いろんなものが雑多に置かれていてあまり人の住んでる感じのしないアパートの一室で、唯一、人がよく使っている気配の残っている場所がありました。キッチンでした。そこは学生相手のアパートだったのでコンロは一口コンロで、料理とかするようなキッチンではなかったのですが、そのコンロがすごくよく使われていて。コンロのグリルの五徳やバーナーキャップはよく使い込まれているし、グリルの受け皿に至っては使いすぎて穴が開きかけてる…みたいになっていて。コンロの掃除の仕方まで教えることが出来ていなかったのでこんなふうになってしまったんでしょうけど、ちゃんと料理をしていたんだなってことはよくわかりました。
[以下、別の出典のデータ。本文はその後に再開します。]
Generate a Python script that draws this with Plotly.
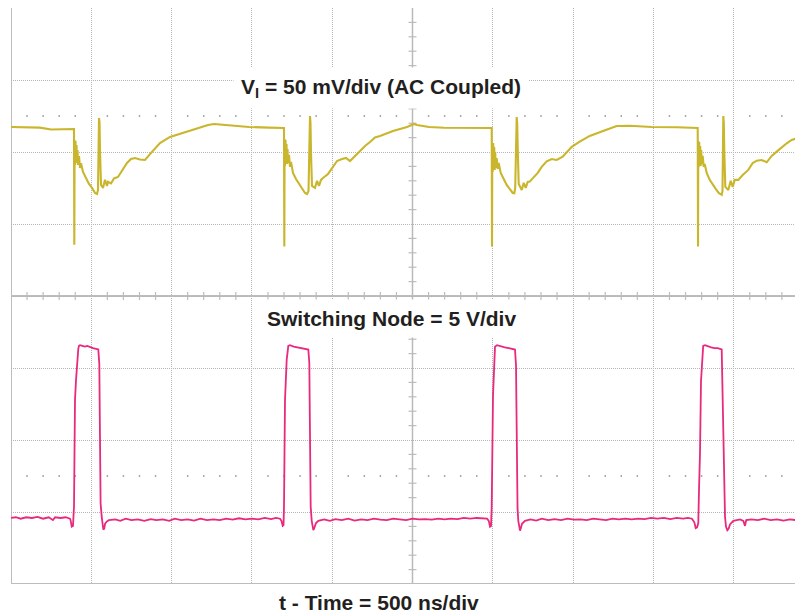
import plotly.graph_objects as go

# ---------------- Oscilloscope settings ----------------
TIME_PER_DIV_NS = 500      # t - Time = 500 ns/div
VI_MV_PER_DIV = 50         # V_I = 50 mV/div (AC coupled)
SW_V_PER_DIV = 5           # Switching node = 5 V/div
N_DIV_Y = 8
X_SPAN_DIV = 9.863         # visible part of the 10-div screen
VI_REF_DIV = 6.333         # screen position of V_I 0 mV reference
SW_REF_DIV = 0.917         # screen position of switching node 0 V

# ---------------- V_I trace (time ns, mV) ----------------
vi_pre = [(0, 0.7), (60, 0.5), (120, 0.0), (180, 0.3), (250, -1.0), (320, -0.8), (385, -0.7)]

vi_cycle1 = [(392.3, -0.7), (394.2, -81.1), (396.0, -8.3), (398.5, -25.6), (401.6, -9.0), (404.8, -22.2),
             (407.9, -11.8), (411.0, -24.3), (414.1, -15.3), (417.2, -25.6), (423.4, -19.5), (429.7, -27.7),
             (435.9, -24.5), (448.3, -30.5), (467.0, -34.7), (485.7, -38.8), (504.4, -41.6), (523.1, -45.1),
             (535.5, -45.8), (541.7, -43.0), (548.0, 6.9), (551.1, 4.2), (554.2, -15.3), (560.4, -39.5),
             (572.9, -41.6), (585.3, -36.0), (597.8, -40.2), (604.0, -37.4), (622.7, -38.5), (641.4, -35.0),
             (666.3, -34.0), (691.2, -30.0), (722.3, -24.3), (747.2, -21.5), (772.1, -20.8), (803.3, -21.8),
             (834.4, -22.2), (878.0, -16.6), (927.8, -10.4), (990.1, -6.2), (1083.5, -2.8), (1176.8, 0.7),
             (1226.7, 2.1), (1264.0, 2.8), (1357.4, 1.7), (1481.9, 0.7), (1606.5, 0.3), (1681.2, 0.0)]

vi_cycle2 = [(1699.9, 0.0), (1701.8, -82.3), (1703.6, -7.6), (1706.1, -26.3), (1709.2, -8.3), (1712.4, -23.6),
             (1715.5, -11.1), (1718.6, -25.0), (1721.7, -14.6), (1724.8, -24.3), (1731.0, -18.7), (1737.3, -27.0),
             (1743.5, -23.6), (1755.9, -31.2), (1774.6, -35.4), (1793.3, -38.8), (1812.0, -42.3), (1830.7, -45.1),
             (1843.1, -45.8), (1852.5, -43.7), (1861.8, 8.3), (1864.9, 3.5), (1868.0, -17.3), (1874.3, -40.2),
             (1892.9, -41.6), (1905.4, -36.7), (1917.8, -40.2), (1930.3, -36.0), (1942.7, -34.7), (1973.9, -31.9),
             (2005.0, -27.0), (2029.9, -22.9), (2061.0, -21.5), (2086.0, -20.8), (2110.9, -22.9), (2135.8, -20.1),
             (2173.1, -16.6), (2204.3, -12.5), (2235.4, -9.7), (2266.5, -6.5), (2297.7, -5.5), (2378.6, -2.1),
             (2465.8, 0.7), (2509.4, 2.8), (2528.0, 2.1), (2602.8, 0.7), (2696.2, 0.2), (2851.8, 0.2),
             (2988.8, 0.2)]

vi_cycle3 = [(2993.2, 0.0), (2995.1, -82.3), (2996.9, -12.5), (2999.4, -30.5), (3002.5, -10.4), (3005.7, -27.7),
             (3008.8, -13.2), (3011.9, -29.1), (3015.0, -16.6), (3018.1, -27.7), (3024.3, -20.8), (3030.6, -28.4),
             (3036.8, -24.3), (3049.2, -31.2), (3067.9, -35.4), (3086.6, -39.5), (3105.3, -42.3), (3124.0, -45.1),
             (3133.9, -45.3), (3139.5, -41.6), (3148.9, 7.6), (3152.0, 3.5), (3155.1, -13.9), (3161.3, -38.8),
             (3180.0, -43.0), (3192.5, -38.1), (3204.9, -41.6), (3217.4, -37.4), (3229.8, -37.2), (3254.7, -34.0),
             (3279.6, -31.2), (3304.5, -27.0), (3335.7, -23.1), (3366.8, -21.5), (3397.9, -22.2), (3435.3, -19.9),
             (3466.4, -15.9), (3491.3, -13.0), (3541.1, -9.5), (3603.4, -5.5), (3690.6, -1.9), (3771.5, 1.4),
             (3852.5, 1.6), (3989.5, 0.7), (4145.2, 0.5), (4263.5, -0.2)]

vi_cycle4 = [(4275.9, 0.0), (4277.8, -82.3), (4279.6, -9.0), (4282.1, -27.0), (4285.2, -9.7), (4288.4, -24.3),
             (4291.5, -12.5), (4294.6, -26.3), (4297.7, -15.3), (4300.8, -25.0), (4307.0, -19.4), (4313.3, -27.0),
             (4319.5, -25.0), (4331.9, -31.2), (4350.6, -36.0), (4369.3, -39.5), (4388.0, -42.3), (4406.7, -45.1),
             (4425.3, -46.4), (4430.3, -43.7), (4435.3, 8.3), (4438.4, 3.5), (4441.5, -16.6), (4447.8, -40.9),
             (4466.4, -43.0), (4481.4, -36.7), (4493.8, -40.9), (4506.3, -36.0), (4528.7, -36.0), (4556.1, -32.6),
             (4591.0, -29.1), (4618.4, -24.3), (4643.3, -22.7), (4674.4, -22.2), (4705.5, -23.8), (4736.7, -19.4),
             (4767.8, -16.4), (4799.0, -13.2), (4830.1, -10.6), (4861.2, -8.3), (4892.4, -7.1), (4931.5, -3.7)]

# ---------------- Switching node trace (time ns, V) ----------------
sw_pre = [(0, 0.0), (30, 0.05), (60, -0.05), (95, 0.05), (130, 0.0), (165, 0.08), (200, -0.05), (235, 0.05),
          (261, -0.15), (275, 0.05), (310, 0.0), (340, 0.05), (367, -0.05)]

sw_pulse1 = [(371, -0.15), (378, -0.6), (386, -0.55), (392.3, 0.8), (398.5, 8.2), (405, 9.6), (409.1, 10.5),
             (419.1, 11.76), (423.4, 11.95), (430, 12.0), (445, 11.95), (460, 11.9), (475, 11.95), (492, 11.85),
             (510, 11.8), (530, 11.75), (543.6, 11.7), (549.8, 10.7), (552, 7.5), (554.2, 3.1), (558, 1.0),
             (564.8, 0.1), (571, -0.6), (574.7, -0.8), (580, -0.75), (586, -0.4), (596, -0.25), (610, -0.15)]

sw_low1 = [(650, -0.1), (680, -0.2), (715, -0.05), (750, -0.15), (790, -0.1), (830, -0.2), (870, -0.08),
           (905, -0.15), (945, -0.1), (985, -0.2), (1020, -0.05), (1060, -0.15), (1100, -0.1), (1140, -0.18),
           (1180, -0.05), (1220, -0.15), (1260, -0.1), (1300, -0.15), (1340, -0.05), (1380, -0.12), (1420, -0.02),
           (1460, -0.1), (1500, -0.05), (1540, -0.1), (1580, 0.0), (1620, -0.08), (1650, 0.0)]

sw_pulse2 = [(1675.0, -0.05), (1684, -0.2), (1691.8, -0.55), (1697, -0.5), (1699.9, 0.8), (1706.1, 8.2),
             (1711, 10.0), (1716.7, 11.0), (1726.7, 11.95), (1737.3, 12.0), (1760, 11.9), (1780, 11.85),
             (1800, 11.8), (1820, 11.75), (1840, 11.75), (1851.2, 11.7), (1857.4, 10.8), (1860, 7.0),
             (1861.8, 3.0), (1866, 0.8), (1872.4, -0.2), (1877, -0.6), (1882.4, -0.85), (1888, -0.7),
             (1899.2, -0.35), (1913.5, -0.2)]

sw_low2 = [(1950, -0.1), (1985, -0.2), (2020, -0.08), (2060, -0.15), (2100, -0.05), (2140, -0.18), (2180, -0.1),
           (2220, -0.15), (2260, -0.05), (2300, -0.12), (2340, -0.15), (2380, -0.05), (2420, -0.1), (2460, -0.15),
           (2500, -0.05), (2540, -0.1), (2580, -0.08), (2620, -0.12), (2660, -0.05), (2700, -0.1), (2740, -0.05),
           (2780, -0.08), (2820, 0.0), (2860, -0.05), (2900, 0.0), (2935, -0.05)]

sw_pulse3 = [(2963.9, -0.05), (2975, -0.2), (2982.6, -0.6), (2989, -0.55), (2993.2, 0.8), (3001.3, 8.5),
             (3006, 10.2), (3013.7, 11.9), (3026.2, 12.0), (3050, 11.9), (3075, 11.85), (3100, 11.8),
             (3125, 11.75), (3138.3, 11.7), (3144.5, 10.6), (3147, 7.0), (3150.7, 2.5), (3154, 0.7),
             (3158.8, -0.2), (3164, -0.65), (3169.4, -0.88), (3175, -0.7), (3181.8, -0.4), (3200.5, -0.2)]

sw_low3 = [(3235, -0.1), (3270, -0.18), (3305, -0.05), (3345, -0.15), (3385, -0.08), (3425, -0.15), (3465, -0.05),
           (3505, -0.12), (3545, -0.1), (3585, -0.15), (3625, -0.05), (3665, -0.1), (3705, -0.15), (3745, -0.05),
           (3785, -0.1), (3825, -0.05), (3865, -0.1), (3905, -0.05), (3945, -0.08), (3985, 0.0), (4025, -0.05),
           (4065, 0.0), (4105, -0.08), (4145, 0.0), (4185, -0.05), (4215, 0.0)]

sw_pulse4 = [(4240.3, -0.05), (4255, -0.3), (4263.4, -0.7), (4272, -0.65), (4279.6, -0.35), (4284, 2.0),
             (4290.2, 4.5), (4296.4, 9.5), (4304.5, 11.65), (4310, 11.95), (4321.3, 12.0), (4340, 11.9),
             (4360, 11.85), (4380, 11.8), (4400, 11.8), (4425.3, 11.7), (4431.5, 7.9), (4439.6, 1.9),
             (4445.8, 0.1), (4452, -0.6), (4460.2, -0.85), (4468, -0.75), (4477.0, -0.45), (4497.5, -0.2)]

sw_low4 = [(4540, -0.1), (4560, -0.2), (4570.4, -0.55), (4578, -0.15), (4610, -0.1), (4650, -0.15), (4690, -0.05),
           (4730, -0.15), (4770, -0.1), (4810, -0.18), (4850, -0.1), (4890, -0.15), (4931.5, -0.1)]

# ---------------- Labels ----------------
LABEL_VI = "<b>V<sub>I</sub> = 50 mV/div (AC Coupled)</b>"
LABEL_SW = "<b>Switching Node = 5 V/div</b>"
LABEL_T = "<b>t - Time = 500 ns/div</b>"

VI_COLOR = "#C9B62C"
SW_COLOR = "#E9297E"
GRID_DOT = "#B5B5B5"
GRID_SOLID = "#BDBDBD"
FONT = "Liberation Sans, Arial, Helvetica, sans-serif"

vi_pts = vi_pre + vi_cycle1 + vi_cycle2 + vi_cycle3 + vi_cycle4
sw_pts = sw_pre + sw_pulse1 + sw_low1 + sw_pulse2 + sw_low2 + sw_pulse3 + sw_low3 + sw_pulse4 + sw_low4

X_MAX = X_SPAN_DIV * TIME_PER_DIV_NS

fig = go.Figure()
fig.add_trace(go.Scatter(x=[p[0] for p in vi_pts], y=[p[1] for p in vi_pts], yaxis="y2", mode="lines",
                         line=dict(color=VI_COLOR, width=2.1), hoverinfo="skip", showlegend=False))
fig.add_trace(go.Scatter(x=[p[0] for p in sw_pts], y=[p[1] for p in sw_pts], yaxis="y3", mode="lines",
                         line=dict(color=SW_COLOR, width=1.8), hoverinfo="skip", showlegend=False))

# ---------------- Graticule decorations ----------------
shapes = []
def line(**kw):
    d = dict(type="line", xref="x", yref="y", layer="below")
    d.update(kw)
    shapes.append(d)

line(x0=0, x1=0, y0=0, y1=N_DIV_Y, line=dict(color=GRID_SOLID, width=2))
line(x0=0, x1=X_MAX, y0=0, y1=0, line=dict(color=GRID_SOLID, width=2))
x_center = 5 * TIME_PER_DIV_NS
y_center = N_DIV_Y / 2
line(x0=x_center, x1=x_center, y0=0, y1=N_DIV_Y, line=dict(color=GRID_SOLID, width=1.5))
line(x0=0, x1=X_MAX, y0=y_center, y1=y_center, line=dict(color=GRID_SOLID, width=2))

minor_dt = TIME_PER_DIV_NS / 5
k = 1
while k * minor_dt < X_MAX:
    xm = k * minor_dt
    if k % 5:
        line(x0=xm, x1=xm, ysizemode="pixel", yanchor=y_center, y0=-4, y1=4,
             line=dict(color=GRID_SOLID, width=1.2))
        for yr in (1.5, 6.5):
            line(x0=xm, x1=xm, ysizemode="pixel", yanchor=yr, y0=-1, y1=1,
                 line=dict(color="#A8A8A8", width=1.5))
    k += 1
for j in range(1, N_DIV_Y * 5):
    if j % 5:
        line(xsizemode="pixel", xanchor=x_center, x0=-4, x1=4, y0=j * 0.2, y1=j * 0.2,
             line=dict(color=GRID_SOLID, width=1.2))

# Page layout: the browser body adds an 8 px margin, so the figure is drawn at (8, 8).
PAGE_OFF = 8
FIG_W, FIG_H = 803 - PAGE_OFF, 616 - PAGE_OFF
PLOT_L, PLOT_T, PLOT_R, PLOT_B = 11, 8, 803, 584      # plot area in page pixels
PLOT_W, PLOT_H = PLOT_R - PLOT_L, PLOT_B - PLOT_T

def px(xp):
    return (xp - PLOT_L) / PLOT_W
def py(yp):
    return (PLOT_B - yp) / PLOT_H

annotations = [
    dict(text=LABEL_VI, x=px(381), y=py(88), xref="paper", yref="paper", showarrow=False,
         xanchor="center", yanchor="middle", font=dict(family=FONT, size=21, color="#231F20"),
         bgcolor="white", borderpad=7),
    dict(text=LABEL_SW, x=px(391), y=py(318), xref="paper", yref="paper", showarrow=False,
         xanchor="center", yanchor="middle", font=dict(family=FONT, size=21, color="#231F20"),
         bgcolor="white", borderpad=7),
    dict(text=LABEL_T, x=px(379), y=py(602), xref="paper", yref="paper", showarrow=False,
         xanchor="center", yanchor="middle", font=dict(family=FONT, size=21, color="#231F20")),
]

grid_common = dict(showgrid=True, gridcolor=GRID_DOT, griddash="1px,1px", gridwidth=1,
                   zeroline=False, showline=False, showticklabels=False, ticks="", fixedrange=True)

fig.update_layout(
    width=FIG_W, height=FIG_H,
    margin=dict(l=PLOT_L - PAGE_OFF, r=FIG_W - (PLOT_R - PAGE_OFF), t=PLOT_T - PAGE_OFF,
                b=FIG_H - (PLOT_B - PAGE_OFF), pad=0),
    paper_bgcolor="white", plot_bgcolor="white",
    xaxis=dict(range=[0, X_MAX], tick0=0, dtick=TIME_PER_DIV_NS, **grid_common),
    yaxis=dict(range=[0, N_DIV_Y], tick0=0, dtick=1, **grid_common),
    yaxis2=dict(range=[-VI_REF_DIV * VI_MV_PER_DIV, (N_DIV_Y - VI_REF_DIV) * VI_MV_PER_DIV],
                overlaying="y", visible=False, fixedrange=True),
    yaxis3=dict(range=[-SW_REF_DIV * SW_V_PER_DIV, (N_DIV_Y - SW_REF_DIV) * SW_V_PER_DIV],
                overlaying="y", visible=False, fixedrange=True),
    shapes=shapes,
    annotations=annotations,
    showlegend=False,
)

fig.write_html("out.html")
退院してからも、私たちには作ってくれませんでしたけど、娘は時々作ってもらっていたようです。
3度目の移植のあとは…
3度目の移植の後、ご飯が食べづらいって言ってましたが、ドライマウスになっていたので唾液が出なくなっていたみたいで。でもそんなことは分からないので「ちゃんと食べんと」とか言ってしまって。ご飯がダメならパンでもって買って行くと「うん。美味しいよ。美味しいけど、パンってよけいに唾液持っていかれるから、スープとかに浸しながらとか、飲み物が絶対いるがよね」って言ってました。
肺の症状が出て来てからは、とにかく肺に良いものをインターネットとかで調べて食べるようにしていました。ここは小さい頃とは違っていましたね。小さい頃は、出されたものを食べる感じだったのが、自分で調べて極力それを食べようと努力していました。進んで食べていたのがトマトと白い野菜(大根とかれんこんとか)とはちみつでした。
入院してからは差し入れに毎日トマトと黒ニンニクは持って行ってましたね。黒ニンニクに関しては肺ににんにくが良いって言われてたので、にんにくに変わりはないだろうと。食欲がなくて何も食べられなくなってもそれだけは食べるようにしていました。忘れて行くとわざわざ電話やLINEで「明日は絶対忘れんとってよ」って抗議されて。なかなか良くなることはなかったけど、そうやって少しでも楽になるのならばって小さな抵抗をしていました。
こんなふうに食べ物のことではずーっと悩まされて来ましたが、本人は食べることが好きだったので将来は食関係の会社に入って、健康で美味しい食事を研究しようと思っていたみたいです。
残念ながら、その夢も叶わぬものになってしまいましたが…。